I originally became a real estate agent because I felt hiring and paying an agent was an unnecessary expense and basically a waste of money. Let me explain: in the early 1980s, in addition to my corporate job in the IT industry, I was a part-time real estate investor. I bought and 'flipped' homes long before HGTV was a cable channel. I was young, cocky and, most dangerous of all, naïve. I found homes that met my loosely defined criteria, purchased them without the help of a 'buyer’s agent' (thinking I would get a better deal), fixed them up and sold them 'by owner.' If the property didn’t sell, I would simply put out a 'For Rent' sign.
Meanwhile, in my corporate job, I made the transition from the technical side of the business to a sales support representative and was eventually promoted to regional marketing director for a Fortune 200 technology company. It was a great time to be in technology - tech start-ups were popping up everywhere. So after several years in this role, I decided to leave and strike out on my own. I started an online internet catalog company and began shipping products worldwide. I attended the Consumer Electronics Show in Las Vegas every January and made some money while having fun. Life was good. To put it in perspective, this was before Microsoft developed Internet Explorer and during a time when my little company had internet sales exceeding Amazon.com. Internet Explorer and Amazon made it; regrettably, my little dot.com did not.

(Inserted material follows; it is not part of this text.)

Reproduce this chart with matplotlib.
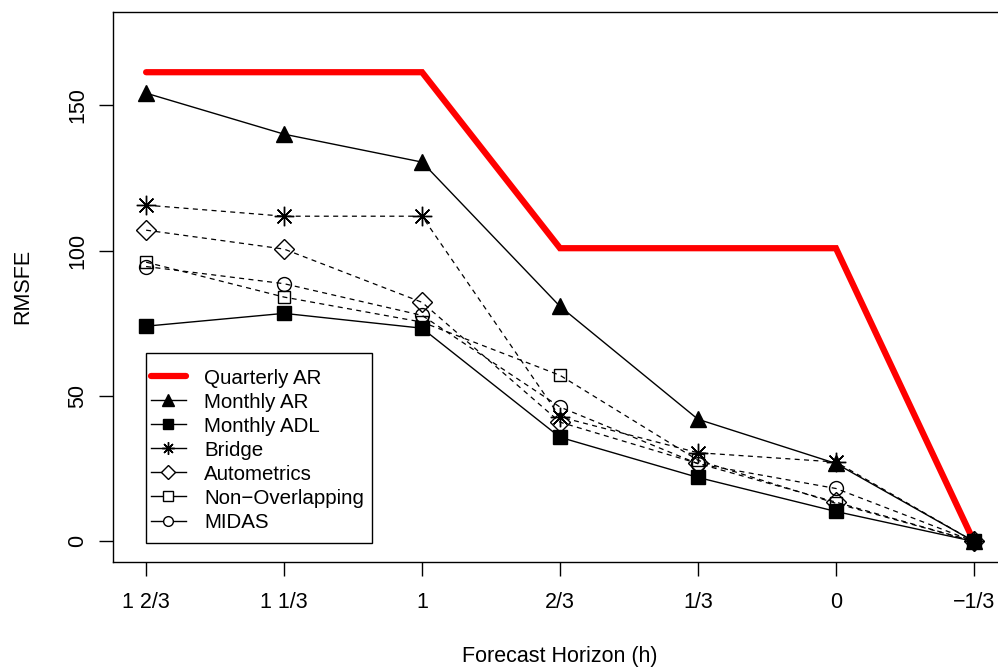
import numpy as np
import matplotlib
matplotlib.use("Agg")
import matplotlib.pyplot as plt
from matplotlib.lines import Line2D
from matplotlib.patches import Rectangle

plt.rcParams['font.family'] = ['Liberation Sans', 'DejaVu Sans']

# horizons
horizons = ["1 2/3", "1 1/3", "1", "2/3", "1/3", "0", "\u22121/3"]

quarterly_ar = [161.3, 161.3, 161.3, 100.8, 100.8, 100.8, 0]
monthly_ar = [154.1, 140.0, 130.4, 80.8, 42.0, 26.8, 0]
monthly_adl = [74.0, 78.4, 73.3, 35.8, 22.0, 10.3, 0]
bridge = [115.6, 111.8, 111.8, 42.8, 30.5, 27.3, 0]
autometrics = [107.0, 100.5, 82.2, 41.0, 26.8, 13.5, 0]
non_overlap = [96.0, 84.0, 75.4, 57.1, 27.9, 13.1, 0]
midas = [94.5, 88.6, 77.7, 46.2, 26.7, 18.2, 0]

x = np.arange(len(horizons))
FS = 15.5
LFS = 14.8
W, H = 998, 667

fig = plt.figure(figsize=(9.98, 6.67), dpi=100)
# axes box: left 113px, top 12px, bottom 561px; right edge runs past the image
ax = fig.add_axes([113 / W, 1 - 561.5 / H, (1007 - 113) / W, (561.5 - 12) / H])

asterisk = (8, 2, 0)
dash = (4, 3.5)

ax.plot(x, quarterly_ar, color='red', lw=4.5, solid_capstyle='round', solid_joinstyle='miter', zorder=2)
ax.plot(x, monthly_ar, color='black', lw=1, marker='^', ms=11, zorder=3)
ax.plot(x, monthly_adl, color='black', lw=1, marker='s', ms=9.5, zorder=3)
ax.plot(x, bridge, color='black', lw=0.9, dashes=dash, marker=asterisk, ms=14, mew=1, zorder=3)
ax.plot(x, autometrics, color='black', lw=0.9, dashes=dash, marker='D', ms=10, mfc='none', mew=1, zorder=3)
ax.plot(x, non_overlap, color='black', lw=0.9, dashes=dash, marker='s', ms=9, mfc='none', mew=1, zorder=3)
ax.plot(x, midas, color='black', lw=0.9, dashes=dash, marker='o', ms=10, mfc='none', mew=1, zorder=3)

ax.set_xlim(-0.24, 6.24)
ax.set_ylim(-6.9, 182)
ax.set_xticks(x)
ax.set_xticklabels(horizons)
ax.set_yticks([0, 50, 100, 150])
ax.set_yticklabels(["0", "50", "100", "150"], rotation=90, va='center')
ax.tick_params(axis='both', direction='out', length=10, width=1, labelsize=FS, pad=8)
ax.tick_params(axis='x', pad=12)
for s in ax.spines.values():
    s.set_linewidth(1)

ax.set_xlabel("Forecast Horizon (h)", fontsize=FS, labelpad=24)
ax.set_ylabel("RMSFE", fontsize=FS, labelpad=24)

handles = [
    Line2D([], [], color='red', lw=4.5, solid_capstyle='round'),
    Line2D([], [], color='black', lw=1, marker='^', ms=8),
    Line2D([], [], color='black', lw=1, marker='s', ms=7),
    Line2D([], [], color='black', lw=1, marker=asterisk, ms=9, mew=1),
    Line2D([], [], color='black', lw=1, marker='D', ms=7, mfc='white', mew=1),
    Line2D([], [], color='black', lw=1, marker='s', ms=6.5, mfc='white', mew=1),
    Line2D([], [], color='black', lw=1, marker='o', ms=7, mfc='white', mew=1),
]
labels = ["Quarterly AR", "Monthly AR", "Monthly ADL", "Bridge",
          "Autometrics", "Non\u2212Overlapping", "MIDAS"]

# legend frame drawn separately (R-style box with wider top/bottom padding)
fig.patches.append(Rectangle((146 / W, 1 - 542.5 / H), (372 - 146) / W, (542.5 - 352.5) / H,
                             transform=fig.transFigure, fill=True, facecolor='white',
                             edgecolor='black', lw=1, zorder=5))
leg = fig.legend(handles, labels, loc='upper left',
                 bbox_to_anchor=(150.5 / W, 1 - 368.5 / H),
                 borderaxespad=0, fontsize=LFS, frameon=False,
                 handlelength=1.75, handletextpad=0.85, labelspacing=0.245, borderpad=0)
leg.set_zorder(6)

fig.savefig("out.png", dpi=100)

Fast forward to 2002: I was doing technical consulting work and still working on the occasional property 'flip.' It occurred to me that if I got my real estate license, I could have the benefit of listing my properties on the MLS and avoid paying a commission. So, I pursued the real estate license to benefit my investing 'hobby.'
The road to licensing was eye-opening. I have a degree in electrical engineering, so the math requirements were not an issue, but I naively thought the curriculum would consist of 'how to read a map to get from point A to point B' (remember, this was before widespread use of GPS) and the financial skills necessary to complete a bank deposit slip for the big commission check. Suffice it to say that the saying 'you don't know what you don't know' was appropriate here. The course content and knowledge and skills required to become a licensed agent is more extensive than I would have imagined. Sure, somehow a few bozos still make it through, but to do the job well requires extensive industry knowledge, integrity, perseverance and a servant’s heart.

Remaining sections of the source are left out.